Later in the panel, Jason Carmel, the global creative data lead at VML, articulated the primary tension by highlighting his constant innovation fatigue.

“I’m so goddamn tired,” he said, jokingly. “Every 30 minutes, a new ‘innovation’ model comes out… I’m done, I’m DONE.” The exhaustion clearly resonated across the room.

Juan Martinez, senior business editor, Harvard Business Review; Jason Carmel, global creative data lead, VML; Lindsay Smith, CEO and founder, Takt; David Placek, founder and creative director, Lexicon Branding

Continuing on in the same candid vein, Jason addressed the realities of the panel’s title, ‘Selling the AI Dream’. Reflecting on the key challenges facing him and his team – to “make sense of it all so that we can then make sense for the people who hire us” – he suggested a solution that speaks to a deeper organisational challenge.

How do you build a culture where people can experiment without everyone burning out whilst trying to stay current? According to Jason, it isn’t more tools or more training; it’s structured permission to focus on specific areas, while trusting colleagues to cover others.

This panel stood out for its refreshing honesty. These weren’t consultants theorising about AI. David has built a proprietary language model and is using it with real clients. Lindsay Smith – founder and CEO of full-service creative agency, Takt – shipped a real product with real constraints. Jason is actually managing teams trying to figure out what to pay attention to. What distinguished the conversation was that none of the speakers were theorising from a distance. They were speaking from the exhaustion, uncertainty, and incremental wins of actually implementing these systems in real time.

All three pointed toward their lived experience of AI success, which they say depends less on the technology, and more on organisational discipline, clear business problems to solve, and realistic timelines. The agencies and brands winning are being strategic about what they test, and why.

Creativity over Conformity

Another stand out moment came from a discussion between OpenAI head of business, creative, Andrew McKechnie, and SYLVAIN chief strategy officer, Chris Konya. Moderated by Amy Nordrum, executive editor of the MIT Technology Review, the ‘Creativity over Conformity’ panel focused on the importance of cultivating creativity within companies, particularly in the early stages of building a product or brand.

Andrew and Chris highlighted how the current environment of chaos, disruption, and fear poses challenges to the creative process, which requires sustained focus, courage, and resilience. They also emphasised the goal of balancing immediate tactical needs with building a team that can think long-term and connect the dots for the future.
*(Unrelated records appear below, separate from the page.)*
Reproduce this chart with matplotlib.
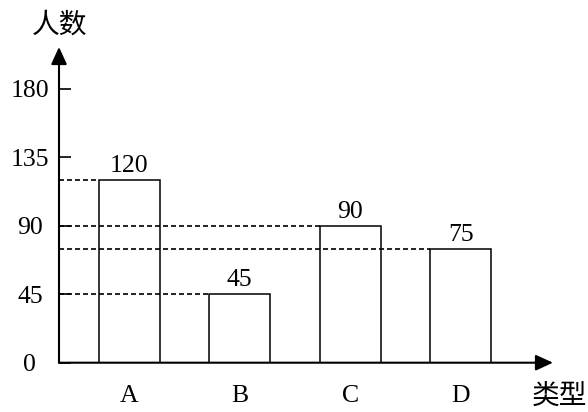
import matplotlib
matplotlib.use("Agg")
import matplotlib.pyplot as plt

plt.rcParams["font.family"] = ["Liberation Serif", "Noto Sans CJK SC", "DejaVu Sans"]

categories = ["A", "B", "C", "D"]
counts = [120, 45, 90, 75]
y_ticks = [0, 45, 90, 135, 180]

W, H = 588, 412
fig = plt.figure(figsize=(W / 100, H / 100), dpi=100)
# 轴的像素范围：原点(59, 362.7)，x 箭头到 553，y 箭头到 47
x0, x1, y0, y1 = 59, 553, 362.7, 47
ax = fig.add_axes([x0 / W, (H - y0) / H, (x1 - x0) / W, (y0 - y1) / H])

bar_w = 0.55
xs = range(len(categories))
ax.bar(xs, counts, width=bar_w, color="white", edgecolor="black", linewidth=1.1, zorder=2)

xmin, xmax = -0.636, 3.834
ymax = (y0 - y1) / ((y0 - 89) / 180)
ax.set_xlim(xmin, xmax)
ax.set_ylim(0, ymax)

# 虚线：从纵轴引到各柱左上角（画在柱子上层，穿过前面的柱子）
for i, v in enumerate(counts):
    ax.plot([xmin, i - bar_w / 2], [v, v], color="black", lw=1.2,
            dashes=(3, 1.8), zorder=3)
    ax.annotate(str(v), (i, v), xytext=(0, 2), textcoords="offset points",
                ha="center", va="bottom", fontsize=18.5)

# 带箭头的坐标轴
for s in ax.spines.values():
    s.set_visible(False)
arrow = dict(arrowstyle="-|>,head_length=1.05,head_width=0.48", color="black",
             lw=1.5, shrinkA=0, shrinkB=0)
ax.annotate("", xy=(0, 1), xytext=(0, 0), xycoords="axes fraction", arrowprops=arrow)
ax.annotate("", xy=(1, 0), xytext=(0, 0), xycoords="axes fraction", arrowprops=arrow)

ax.set_yticks(y_ticks)
ax.set_yticklabels([str(t) for t in y_ticks], fontsize=18.5)
ax.tick_params(axis="y", direction="in", length=8.5, width=1.2, pad=21)
for lab in ax.get_yticklabels():
    lab.set_horizontalalignment("center")

ax.set_xticks(list(xs))
ax.set_xticklabels(categories, fontsize=18.5)
ax.tick_params(axis="x", length=0, pad=16)

fig.text(59.5 / W, 1 - 25 / H, "人数", ha="center", va="center", fontsize=20,
         family=["Noto Sans CJK SC"])
fig.text(532 / W, 1 - 396 / H, "类型", ha="left", va="center", fontsize=20,
         family=["Noto Sans CJK SC"])

fig.savefig("out.png", dpi=100, facecolor="white")
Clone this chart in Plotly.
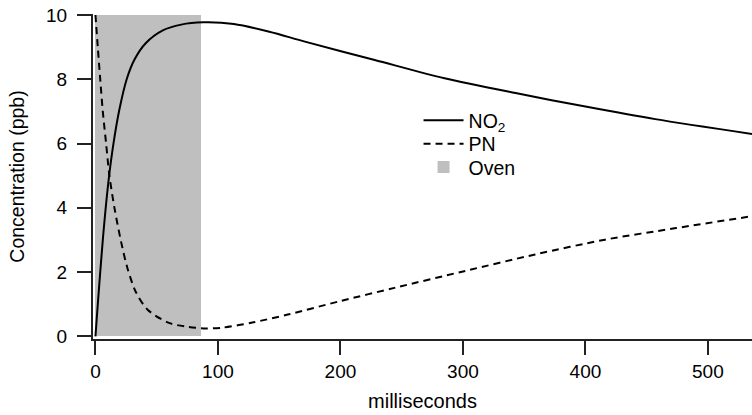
import plotly.graph_objects as go

# Data
no2_t = [0, 2, 4, 6, 8, 11, 14.7, 19.5, 25.5, 32, 41, 55, 70, 88, 113, 142, 171, 228, 285, 343, 400, 457, 536]
no2_v = [0, 1.05, 2.05, 3.0, 3.85, 4.95, 6.0, 7.05, 8.0, 8.62, 9.12, 9.52, 9.70, 9.77, 9.72, 9.48, 9.17, 8.60, 8.03, 7.57, 7.15, 6.76, 6.30]

pn_t = [0, 2, 4, 6, 8.7, 11.4, 15.5, 20.9, 26.3, 33, 42.6, 60, 75, 90, 103, 129, 157, 200, 244, 301, 359, 416, 474, 536]
pn_v = [10, 8.95, 7.95, 7.0, 6.0, 5.0, 4.0, 2.95, 2.1, 1.38, 0.83, 0.42, 0.30, 0.25, 0.27, 0.44, 0.68, 1.10, 1.51, 2.03, 2.55, 3.01, 3.37, 3.74]

oven_start = [0]
oven_end = [86]
oven_level = [10]

x_ticks = [0, 100, 200, 300, 400, 500]
y_ticks = [0, 2, 4, 6, 8, 10]

FONT = "Liberation Sans, Arial, sans-serif"
AX = "#222222"

fig = go.Figure()
fig.add_trace(go.Bar(
    x=[(s + e) / 2 for s, e in zip(oven_start, oven_end)],
    width=[e - s for s, e in zip(oven_start, oven_end)],
    y=oven_level, base=0,
    marker=dict(color="#bfbfbf", line=dict(width=0)),
    name="Oven", legend="legend3", hoverinfo="skip"))
fig.add_trace(go.Scatter(
    x=no2_t, y=no2_v, mode="lines", name="NO<sub>2</sub>",
    line=dict(color="black", width=2, shape="spline", smoothing=0.8),
    legend="legend"))
fig.add_trace(go.Scatter(
    x=pn_t, y=pn_v, mode="lines", name="PN",
    line=dict(color="black", width=2, dash="7px,5px", shape="spline", smoothing=0.8),
    legend="legend2"))

leg_common = dict(xanchor="left", yanchor="top", bgcolor="rgba(0,0,0,0)",
                  font=dict(size=19.5, family=FONT, color="black"), itemwidth=40,
                  borderwidth=0)

fig.update_layout(
    width=752, height=415,
    margin=dict(l=93, r=0, t=14, b=76, autoexpand=False),
    paper_bgcolor="white", plot_bgcolor="white",
    font=dict(family=FONT, size=19, color="black"),
    showlegend=True,
    bargap=0,
    legend=dict(x=0.494, y=0.732, **leg_common),
    legend2=dict(x=0.494, y=0.660, **leg_common),
    legend3=dict(x=0.494, y=0.588, **leg_common),
    xaxis=dict(range=[-2.0, 536.0], tickvals=x_ticks, ticktext=[str(v) for v in x_ticks],
               showgrid=False, zeroline=False, showline=True, linecolor=AX, linewidth=2,
               ticks="outside", ticklen=14, tickwidth=2, tickcolor=AX,
               tickfont=dict(size=19),
               title=dict(text="milliseconds", font=dict(size=20), standoff=13),
               automargin=False),
    yaxis=dict(range=[-0.08, 10.03], tickvals=y_ticks, ticktext=[str(v) for v in y_ticks],
               showgrid=False, zeroline=False, showline=True, linecolor=AX, linewidth=2,
               ticks="outside", ticklen=14, tickwidth=2, tickcolor=AX,
               tickfont=dict(size=19), ticklabelstandoff=6,
               title=dict(text="Concentration (ppb)", font=dict(size=19.5), standoff=16),
               automargin=False),
)

fig.write_html("out.html", config={"displayModeBar": False},
               post_script="document.body.style.margin='0';")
As part of this, the speakers explored the role of best practices and data from past campaigns, noting that while these can provide helpful frameworks, they should not limit creativity. Notably, both believed in using AI tools to enhance the creative process, especially for things such as automating repetitive tasks and introducing diverse perspectives. However, they also acknowledged that certain aspects of human creativity, such as the emotional connection and the joy of the creative process, cannot be fully replicated by AI.

OpenAI head of business, creative, Andrew McKechnie, and SYLVAIN chief strategy officer, Chris Konya

Andrew admitted he spends a lot of time “thinking about how humans react to things, as a way to guide a creative process or an idea” and acknowledged that “the act of making is still very much alive.”

Overall, the discussion highlighted the importance of cultivating a culture that embraces creativity, adaptability, and a long-term perspective, particularly in the face of rapid technological and environmental changes.

Across the summit’s stages, one message became increasingly clear: the conversation around AI is maturing. The industry’s fixation on scale and disruption remains, but it is now being tempered by harder questions around sovereignty, sustainability, trust, labour, and human creativity. From my vantage point, Web Summit Vancouver 2026 suggested the next era will be shaped by accountability as much as innovation.